*INFORMATION SUPPLIED*:
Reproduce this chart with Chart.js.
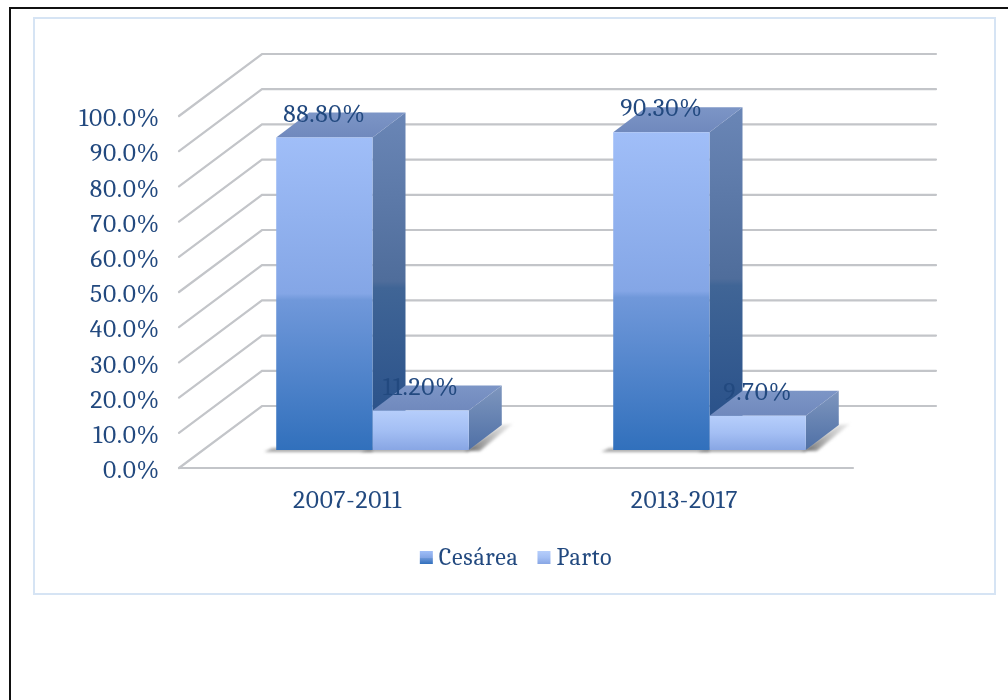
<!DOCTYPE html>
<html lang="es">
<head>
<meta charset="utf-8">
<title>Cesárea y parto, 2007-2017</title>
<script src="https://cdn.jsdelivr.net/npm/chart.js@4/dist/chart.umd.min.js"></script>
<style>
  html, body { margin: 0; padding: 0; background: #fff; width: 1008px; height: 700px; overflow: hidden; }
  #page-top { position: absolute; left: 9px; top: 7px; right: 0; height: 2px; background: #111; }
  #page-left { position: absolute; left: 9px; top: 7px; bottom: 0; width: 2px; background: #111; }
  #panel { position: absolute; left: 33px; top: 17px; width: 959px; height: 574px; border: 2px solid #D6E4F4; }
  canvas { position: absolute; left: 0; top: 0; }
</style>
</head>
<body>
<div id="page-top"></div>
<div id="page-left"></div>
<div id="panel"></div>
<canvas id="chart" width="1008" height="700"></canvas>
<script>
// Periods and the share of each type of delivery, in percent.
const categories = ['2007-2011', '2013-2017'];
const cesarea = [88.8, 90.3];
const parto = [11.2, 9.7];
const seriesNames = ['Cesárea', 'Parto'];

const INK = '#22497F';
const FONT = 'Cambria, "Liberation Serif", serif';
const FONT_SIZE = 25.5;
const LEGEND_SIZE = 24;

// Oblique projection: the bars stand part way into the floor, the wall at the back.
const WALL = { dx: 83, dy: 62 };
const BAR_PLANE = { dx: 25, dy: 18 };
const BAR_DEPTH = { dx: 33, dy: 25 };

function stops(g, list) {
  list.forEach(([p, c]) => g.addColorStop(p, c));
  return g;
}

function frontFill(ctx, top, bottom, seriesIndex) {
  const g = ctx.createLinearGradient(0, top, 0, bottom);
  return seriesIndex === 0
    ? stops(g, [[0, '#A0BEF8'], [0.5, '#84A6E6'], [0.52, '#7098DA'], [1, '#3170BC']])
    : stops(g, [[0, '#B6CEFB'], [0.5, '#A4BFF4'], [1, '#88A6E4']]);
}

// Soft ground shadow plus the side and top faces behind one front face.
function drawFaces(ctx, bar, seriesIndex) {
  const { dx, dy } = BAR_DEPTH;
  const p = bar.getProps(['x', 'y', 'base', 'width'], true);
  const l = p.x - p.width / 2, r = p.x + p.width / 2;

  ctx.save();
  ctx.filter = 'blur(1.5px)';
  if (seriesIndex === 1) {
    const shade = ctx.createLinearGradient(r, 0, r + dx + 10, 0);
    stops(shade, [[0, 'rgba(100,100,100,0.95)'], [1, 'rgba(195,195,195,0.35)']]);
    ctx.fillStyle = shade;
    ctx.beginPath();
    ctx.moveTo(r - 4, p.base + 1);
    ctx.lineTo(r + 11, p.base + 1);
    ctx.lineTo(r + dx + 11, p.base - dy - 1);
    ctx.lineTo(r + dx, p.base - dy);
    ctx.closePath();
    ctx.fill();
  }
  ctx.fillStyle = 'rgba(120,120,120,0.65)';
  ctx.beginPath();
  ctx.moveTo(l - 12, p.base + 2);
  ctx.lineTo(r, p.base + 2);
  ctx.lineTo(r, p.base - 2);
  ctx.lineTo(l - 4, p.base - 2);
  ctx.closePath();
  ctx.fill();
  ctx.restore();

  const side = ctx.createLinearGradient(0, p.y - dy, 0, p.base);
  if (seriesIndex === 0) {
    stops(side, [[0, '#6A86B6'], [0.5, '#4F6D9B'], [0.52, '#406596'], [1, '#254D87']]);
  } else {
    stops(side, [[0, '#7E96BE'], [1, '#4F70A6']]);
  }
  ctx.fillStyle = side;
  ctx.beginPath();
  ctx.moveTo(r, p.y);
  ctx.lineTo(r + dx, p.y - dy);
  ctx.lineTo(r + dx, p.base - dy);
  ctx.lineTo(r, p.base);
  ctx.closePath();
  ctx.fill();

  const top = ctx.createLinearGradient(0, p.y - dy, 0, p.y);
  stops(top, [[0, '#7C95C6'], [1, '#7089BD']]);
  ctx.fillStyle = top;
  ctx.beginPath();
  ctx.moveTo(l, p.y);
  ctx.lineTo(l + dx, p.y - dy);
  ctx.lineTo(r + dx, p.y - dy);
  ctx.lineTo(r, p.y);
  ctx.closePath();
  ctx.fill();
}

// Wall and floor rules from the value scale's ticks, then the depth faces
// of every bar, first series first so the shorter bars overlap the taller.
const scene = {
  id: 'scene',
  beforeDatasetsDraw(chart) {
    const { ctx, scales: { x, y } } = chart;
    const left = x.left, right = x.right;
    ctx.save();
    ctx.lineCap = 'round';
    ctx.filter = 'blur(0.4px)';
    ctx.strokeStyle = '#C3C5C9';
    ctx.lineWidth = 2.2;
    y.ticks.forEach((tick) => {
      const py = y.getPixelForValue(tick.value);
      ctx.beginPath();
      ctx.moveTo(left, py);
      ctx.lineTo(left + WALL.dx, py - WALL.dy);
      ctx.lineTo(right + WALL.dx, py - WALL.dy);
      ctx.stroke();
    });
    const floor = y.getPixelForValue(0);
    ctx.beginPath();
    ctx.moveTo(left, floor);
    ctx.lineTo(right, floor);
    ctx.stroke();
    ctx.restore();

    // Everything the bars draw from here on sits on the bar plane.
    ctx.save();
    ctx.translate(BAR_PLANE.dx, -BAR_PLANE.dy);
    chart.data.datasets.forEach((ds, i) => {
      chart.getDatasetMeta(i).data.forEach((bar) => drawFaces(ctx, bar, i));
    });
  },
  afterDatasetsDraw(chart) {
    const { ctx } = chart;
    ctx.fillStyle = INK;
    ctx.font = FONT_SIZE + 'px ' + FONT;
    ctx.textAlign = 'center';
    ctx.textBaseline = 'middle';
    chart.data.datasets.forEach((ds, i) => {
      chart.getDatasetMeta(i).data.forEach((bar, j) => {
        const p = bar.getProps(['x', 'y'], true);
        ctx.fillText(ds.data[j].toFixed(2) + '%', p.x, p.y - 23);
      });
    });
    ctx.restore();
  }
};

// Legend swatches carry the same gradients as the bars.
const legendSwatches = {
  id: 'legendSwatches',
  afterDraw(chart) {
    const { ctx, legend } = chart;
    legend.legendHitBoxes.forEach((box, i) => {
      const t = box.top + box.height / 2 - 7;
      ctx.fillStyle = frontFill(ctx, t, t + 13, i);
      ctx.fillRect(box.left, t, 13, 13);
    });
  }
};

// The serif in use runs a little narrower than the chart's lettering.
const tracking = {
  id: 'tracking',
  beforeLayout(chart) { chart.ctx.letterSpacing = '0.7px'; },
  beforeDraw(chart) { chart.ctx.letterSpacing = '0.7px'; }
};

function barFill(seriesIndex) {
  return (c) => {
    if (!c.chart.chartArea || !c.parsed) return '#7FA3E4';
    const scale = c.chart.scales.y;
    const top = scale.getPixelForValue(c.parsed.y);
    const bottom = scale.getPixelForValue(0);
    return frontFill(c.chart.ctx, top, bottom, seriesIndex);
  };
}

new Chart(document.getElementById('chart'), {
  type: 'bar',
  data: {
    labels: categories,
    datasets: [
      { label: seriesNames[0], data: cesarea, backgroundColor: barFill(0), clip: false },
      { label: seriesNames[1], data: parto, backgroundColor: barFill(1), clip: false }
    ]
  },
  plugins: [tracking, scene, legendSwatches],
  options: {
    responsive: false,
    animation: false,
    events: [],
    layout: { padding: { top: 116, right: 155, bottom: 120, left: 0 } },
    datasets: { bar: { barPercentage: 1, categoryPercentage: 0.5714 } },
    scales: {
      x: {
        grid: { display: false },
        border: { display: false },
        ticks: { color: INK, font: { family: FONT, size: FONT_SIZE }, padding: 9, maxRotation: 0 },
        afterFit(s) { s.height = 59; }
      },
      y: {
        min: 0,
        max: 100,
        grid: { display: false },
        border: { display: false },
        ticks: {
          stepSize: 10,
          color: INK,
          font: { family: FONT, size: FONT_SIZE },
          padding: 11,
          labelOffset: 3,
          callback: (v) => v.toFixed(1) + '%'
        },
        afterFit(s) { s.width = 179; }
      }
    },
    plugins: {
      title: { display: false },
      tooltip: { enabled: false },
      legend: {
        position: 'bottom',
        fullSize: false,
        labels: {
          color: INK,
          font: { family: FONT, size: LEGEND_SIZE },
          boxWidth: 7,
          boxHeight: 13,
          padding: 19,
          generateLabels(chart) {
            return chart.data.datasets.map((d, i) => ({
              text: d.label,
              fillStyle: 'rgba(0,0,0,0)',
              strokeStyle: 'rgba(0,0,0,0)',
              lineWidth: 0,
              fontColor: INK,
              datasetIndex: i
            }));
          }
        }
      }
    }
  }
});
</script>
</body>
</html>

*INSTRUCTION*: Take the material above from its first line through the line holding "const LEGEND_SIZE = 24;" and set it down exactly, without the pictures.

*OUTPUT FOR THIS TASK*:
Reproduce this chart with Chart.js.
<!DOCTYPE html>
<html lang="es">
<head>
<meta charset="utf-8">
<title>Cesárea y parto, 2007-2017</title>
<script src="https://cdn.jsdelivr.net/npm/chart.js@4/dist/chart.umd.min.js"></script>
<style>
  html, body { margin: 0; padding: 0; background: #fff; width: 1008px; height: 700px; overflow: hidden; }
  #page-top { position: absolute; left: 9px; top: 7px; right: 0; height: 2px; background: #111; }
  #page-left { position: absolute; left: 9px; top: 7px; bottom: 0; width: 2px; background: #111; }
  #panel { position: absolute; left: 33px; top: 17px; width: 959px; height: 574px; border: 2px solid #D6E4F4; }
  canvas { position: absolute; left: 0; top: 0; }
</style>
</head>
<body>
<div id="page-top"></div>
<div id="page-left"></div>
<div id="panel"></div>
<canvas id="chart" width="1008" height="700"></canvas>
<script>
// Periods and the share of each type of delivery, in percent.
const categories = ['2007-2011', '2013-2017'];
const cesarea = [88.8, 90.3];
const parto = [11.2, 9.7];
const seriesNames = ['Cesárea', 'Parto'];

const INK = '#22497F';
const FONT = 'Cambria, "Liberation Serif", serif';
const FONT_SIZE = 25.5;
const LEGEND_SIZE = 24;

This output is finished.